AT&T calls on more expert witnesses to undermine DOJ's antitrust lawsuit
CNN/Stylemagazine.com Newswire | 6/6/2018, 11:59 a.m.
Hadas Gold, Tom Kludt and Sarah Mucha
(CNN Money) -- AT&T introduced two more expert witnesses on Monday, as lawyers for the defense continued to question the credibility of the government's experts in the lawsuit to stop the telecom company's bid to take over Time Warner.
Professor Michael Katz of the University of California, Berkeley, a former Federal Communications Commission and Justice Department official, testified that Time Warner's arbitration offer to distributors will hold down price increases. The arbitration offer was presented to 1,000 cable distributors after the government filed its lawsuit last year and guarantees distributors no blackouts and baseball-style arbitration for seven years in the event a distributor believes Turner, a Time Warner subsidiary, is charging too much for its content.
The Justice Department sued to stop AT&T's $85 billion acquisition of Time Warner, which owns HBO, Warner Bros., and the Turner networks, including CNN. The government has claimed that with the Turner content, AT&T will have too much bargaining leverage with other pay-TV distributors, and as a result raise prices for consumers.
Carl Shapiro, an economist from the University of California, Berkeley, testified last week that based on his analysis, the merger would cause a price increase for cable consumers nationwide. That price increase would be around 50 cents a month per subscriber, but that it would add up to hundreds of millions of dollars a year for American consumers.

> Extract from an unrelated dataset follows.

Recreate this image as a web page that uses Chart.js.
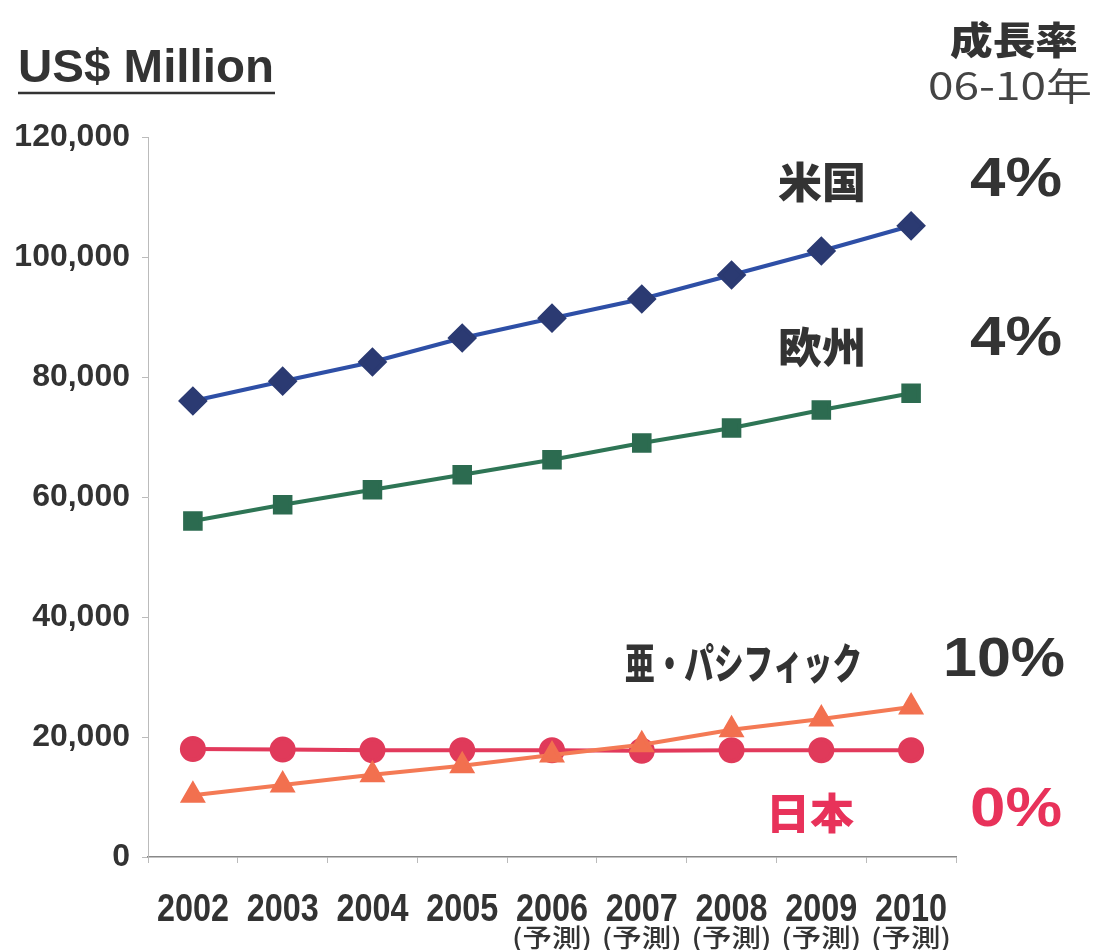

But Katz said on Monday that a "fatal flaw" in Shapiro's analysis is that he did not consider Turner's arbitration offer, where an arbiter chooses a binding offer after each side makes its case. That offer would eliminate the possibility that Turner will pull its content -- a practice known as a "blackout" -- and creates an incentive for both sides to "come to the middle" and present fairer offers. Conventional arbitration, he said, splits the difference and would lead the companies to put in "absurd" requests.
Arbitration, Katz said, worked out well for Comcast and NBCUniversal, which went through a similar vertical merger in 2010. Judge Richard Leon, who will decide the AT&T case, also oversaw the settlement agreement between the Justice Department and Comcast/NBCUniversal that allowed their merger to go through.
Upon cross examination, government attorney Fredrick Young noted that distributors do not like to go into arbitration because of the risks and unknowns. He noted, and Katz acknowledged, that the arbitration offer rests on the idea of a "fair market value" for Turner content, but that such a value is not defined.
Young also attempted to question Katz's expertise on the issues, noting that none of the dozens of academic articles and book chapters that he authored are on FCC rules or arbitration.
Following Katz, AT&T called Professor Peter Rossi from University of California, Los Angeles, to dispute Shapiro's reliance on two surveys in his analysis. The surveys, one done by Professor John Hauser of MIT and the other by the consulting firm Altman Vilandrie & Company, tried to establish the approximate number of customers who would switch their TV subscriptions if they lost access to Turner content.